Reproduce the listing word for word, leaving every picture behind.

▬▬▬▬▬▬▬▬▬▬

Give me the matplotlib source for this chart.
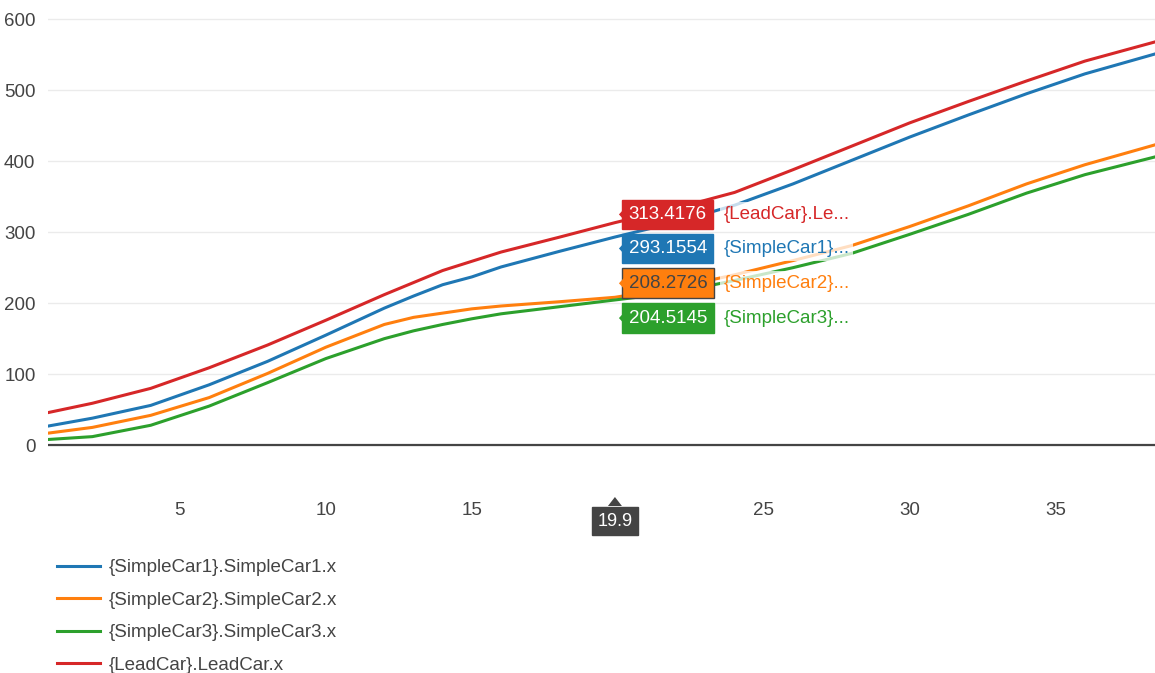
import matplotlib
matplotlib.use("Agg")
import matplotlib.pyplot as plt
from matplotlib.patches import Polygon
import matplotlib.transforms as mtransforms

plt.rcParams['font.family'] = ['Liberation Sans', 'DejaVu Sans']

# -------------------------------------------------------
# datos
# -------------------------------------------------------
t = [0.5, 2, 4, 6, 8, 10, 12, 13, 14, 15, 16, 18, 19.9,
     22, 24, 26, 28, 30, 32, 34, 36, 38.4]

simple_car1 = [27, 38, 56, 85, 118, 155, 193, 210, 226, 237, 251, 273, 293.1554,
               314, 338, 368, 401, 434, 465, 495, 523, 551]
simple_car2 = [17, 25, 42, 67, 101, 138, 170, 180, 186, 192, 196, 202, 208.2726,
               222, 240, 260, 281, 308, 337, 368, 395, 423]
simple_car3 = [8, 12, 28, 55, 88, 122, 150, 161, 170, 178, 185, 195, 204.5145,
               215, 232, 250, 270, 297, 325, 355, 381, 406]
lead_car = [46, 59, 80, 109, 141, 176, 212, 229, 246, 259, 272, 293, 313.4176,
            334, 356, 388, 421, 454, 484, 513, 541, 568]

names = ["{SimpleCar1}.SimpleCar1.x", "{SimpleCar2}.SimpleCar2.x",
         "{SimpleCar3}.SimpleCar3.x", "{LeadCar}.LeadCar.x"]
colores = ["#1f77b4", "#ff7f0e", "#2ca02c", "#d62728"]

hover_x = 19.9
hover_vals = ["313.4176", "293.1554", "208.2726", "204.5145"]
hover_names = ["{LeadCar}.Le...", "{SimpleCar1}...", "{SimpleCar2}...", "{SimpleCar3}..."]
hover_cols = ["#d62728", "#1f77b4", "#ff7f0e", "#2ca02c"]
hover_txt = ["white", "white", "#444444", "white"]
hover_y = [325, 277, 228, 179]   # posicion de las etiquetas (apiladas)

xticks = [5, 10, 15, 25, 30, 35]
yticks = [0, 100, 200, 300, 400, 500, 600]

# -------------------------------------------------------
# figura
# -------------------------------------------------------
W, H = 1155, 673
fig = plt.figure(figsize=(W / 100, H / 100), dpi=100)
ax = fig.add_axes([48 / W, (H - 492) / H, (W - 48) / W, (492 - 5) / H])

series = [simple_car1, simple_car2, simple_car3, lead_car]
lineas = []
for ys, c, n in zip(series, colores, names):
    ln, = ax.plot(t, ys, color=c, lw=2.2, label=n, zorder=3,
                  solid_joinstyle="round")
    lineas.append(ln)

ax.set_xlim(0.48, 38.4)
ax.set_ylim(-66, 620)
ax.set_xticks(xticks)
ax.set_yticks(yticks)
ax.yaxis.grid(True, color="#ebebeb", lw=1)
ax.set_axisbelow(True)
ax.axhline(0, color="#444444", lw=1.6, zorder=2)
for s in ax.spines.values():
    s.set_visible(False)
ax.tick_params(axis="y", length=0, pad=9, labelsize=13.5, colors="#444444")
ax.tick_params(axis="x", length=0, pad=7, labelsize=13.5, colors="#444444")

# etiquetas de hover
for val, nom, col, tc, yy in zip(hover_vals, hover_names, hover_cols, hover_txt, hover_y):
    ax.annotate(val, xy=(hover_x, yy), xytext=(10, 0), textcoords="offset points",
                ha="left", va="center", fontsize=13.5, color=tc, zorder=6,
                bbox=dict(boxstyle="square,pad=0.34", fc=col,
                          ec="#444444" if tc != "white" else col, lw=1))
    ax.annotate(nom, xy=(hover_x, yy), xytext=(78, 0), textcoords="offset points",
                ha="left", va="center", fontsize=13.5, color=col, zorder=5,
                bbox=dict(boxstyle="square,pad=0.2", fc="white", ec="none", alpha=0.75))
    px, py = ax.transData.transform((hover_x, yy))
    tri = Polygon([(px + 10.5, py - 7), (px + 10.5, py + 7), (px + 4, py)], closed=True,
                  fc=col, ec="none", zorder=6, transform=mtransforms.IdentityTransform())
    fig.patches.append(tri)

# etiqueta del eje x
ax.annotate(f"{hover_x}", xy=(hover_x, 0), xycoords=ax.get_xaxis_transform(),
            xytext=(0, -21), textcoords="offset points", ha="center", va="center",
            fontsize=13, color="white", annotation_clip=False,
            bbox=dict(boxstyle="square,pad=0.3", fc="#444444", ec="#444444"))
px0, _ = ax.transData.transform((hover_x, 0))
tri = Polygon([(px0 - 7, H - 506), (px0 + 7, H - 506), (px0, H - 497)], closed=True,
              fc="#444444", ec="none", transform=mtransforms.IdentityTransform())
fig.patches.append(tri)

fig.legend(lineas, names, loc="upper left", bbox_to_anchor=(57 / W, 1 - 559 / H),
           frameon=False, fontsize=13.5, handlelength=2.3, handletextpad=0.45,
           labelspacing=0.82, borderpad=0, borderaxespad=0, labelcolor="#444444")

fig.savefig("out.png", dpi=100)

▬▬▬▬▬▬▬▬▬▬

[Output below]:
Give me the matplotlib source for this chart.
import matplotlib
matplotlib.use("Agg")
import matplotlib.pyplot as plt
from matplotlib.patches import Polygon
import matplotlib.transforms as mtransforms

plt.rcParams['font.family'] = ['Liberation Sans', 'DejaVu Sans']

# -------------------------------------------------------
# datos
# -------------------------------------------------------
t = [0.5, 2, 4, 6, 8, 10, 12, 13, 14, 15, 16, 18, 19.9,
     22, 24, 26, 28, 30, 32, 34, 36, 38.4]

simple_car1 = [27, 38, 56, 85, 118, 155, 193, 210, 226, 237, 251, 273, 293.1554,
               314, 338, 368, 401, 434, 465, 495, 523, 551]
simple_car2 = [17, 25, 42, 67, 101, 138, 170, 180, 186, 192, 196, 202, 208.2726,
               222, 240, 260, 281, 308, 337, 368, 395, 423]
simple_car3 = [8, 12, 28, 55, 88, 122, 150, 161, 170, 178, 185, 195, 204.5145,
               215, 232, 250, 270, 297, 325, 355, 381, 406]
lead_car = [46, 59, 80, 109, 141, 176, 212, 229, 246, 259, 272, 293, 313.4176,
            334, 356, 388, 421, 454, 484, 513, 541, 568]

names = ["{SimpleCar1}.SimpleCar1.x", "{SimpleCar2}.SimpleCar2.x",
         "{SimpleCar3}.SimpleCar3.x", "{LeadCar}.LeadCar.x"]
colores = ["#1f77b4", "#ff7f0e", "#2ca02c", "#d62728"]

hover_x = 19.9
hover_vals = ["313.4176", "293.1554", "208.2726", "204.5145"]
hover_names = ["{LeadCar}.Le...", "{SimpleCar1}...", "{SimpleCar2}...", "{SimpleCar3}..."]
hover_cols = ["#d62728", "#1f77b4", "#ff7f0e", "#2ca02c"]
hover_txt = ["white", "white", "#444444", "white"]
hover_y = [325, 277, 228, 179]   # posicion de las etiquetas (apiladas)

xticks = [5, 10, 15, 25, 30, 35]
yticks = [0, 100, 200, 300, 400, 500, 600]

# -------------------------------------------------------
# figura
# -------------------------------------------------------
W, H = 1155, 673
fig = plt.figure(figsize=(W / 100, H / 100), dpi=100)
ax = fig.add_axes([48 / W, (H - 492) / H, (W - 48) / W, (492 - 5) / H])

series = [simple_car1, simple_car2, simple_car3, lead_car]
lineas = []
for ys, c, n in zip(series, colores, names):
    ln, = ax.plot(t, ys, color=c, lw=2.2, label=n, zorder=3,
                  solid_joinstyle="round")
    lineas.append(ln)

ax.set_xlim(0.48, 38.4)
ax.set_ylim(-66, 620)
ax.set_xticks(xticks)
ax.set_yticks(yticks)
ax.yaxis.grid(True, color="#ebebeb", lw=1)
ax.set_axisbelow(True)
ax.axhline(0, color="#444444", lw=1.6, zorder=2)
for s in ax.spines.values():
    s.set_visible(False)
ax.tick_params(axis="y", length=0, pad=9, labelsize=13.5, colors="#444444")
ax.tick_params(axis="x", length=0, pad=7, labelsize=13.5, colors="#444444")

# etiquetas de hover
for val, nom, col, tc, yy in zip(hover_vals, hover_names, hover_cols, hover_txt, hover_y):
    ax.annotate(val, xy=(hover_x, yy), xytext=(10, 0), textcoords="offset points",
                ha="left", va="center", fontsize=13.5, color=tc, zorder=6,
                bbox=dict(boxstyle="square,pad=0.34", fc=col,
                          ec="#444444" if tc != "white" else col, lw=1))
    ax.annotate(nom, xy=(hover_x, yy), xytext=(78, 0), textcoords="offset points",
                ha="left", va="center", fontsize=13.5, color=col, zorder=5,
                bbox=dict(boxstyle="square,pad=0.2", fc="white", ec="none", alpha=0.75))
    px, py = ax.transData.transform((hover_x, yy))
    tri = Polygon([(px + 10.5, py - 7), (px + 10.5, py + 7), (px + 4, py)], closed=True,
                  fc=col, ec="none", zorder=6, transform=mtransforms.IdentityTransform())
    fig.patches.append(tri)

# etiqueta del eje x
ax.annotate(f"{hover_x}", xy=(hover_x, 0), xycoords=ax.get_xaxis_transform(),
            xytext=(0, -21), textcoords="offset points", ha="center", va="center",
            fontsize=13, color="white", annotation_clip=False,
            bbox=dict(boxstyle="square,pad=0.3", fc="#444444", ec="#444444"))
px0, _ = ax.transData.transform((hover_x, 0))
tri = Polygon([(px0 - 7, H - 506), (px0 + 7, H - 506), (px0, H - 497)], closed=True,
              fc="#444444", ec="none", transform=mtransforms.IdentityTransform())
fig.patches.append(tri)

fig.legend(lineas, names, loc="upper left", bbox_to_anchor=(57 / W, 1 - 559 / H),
           frameon=False, fontsize=13.5, handlelength=2.3, handletextpad=0.45,
           labelspacing=0.82, borderpad=0, borderaxespad=0, labelcolor="#444444")

fig.savefig("out.png", dpi=100)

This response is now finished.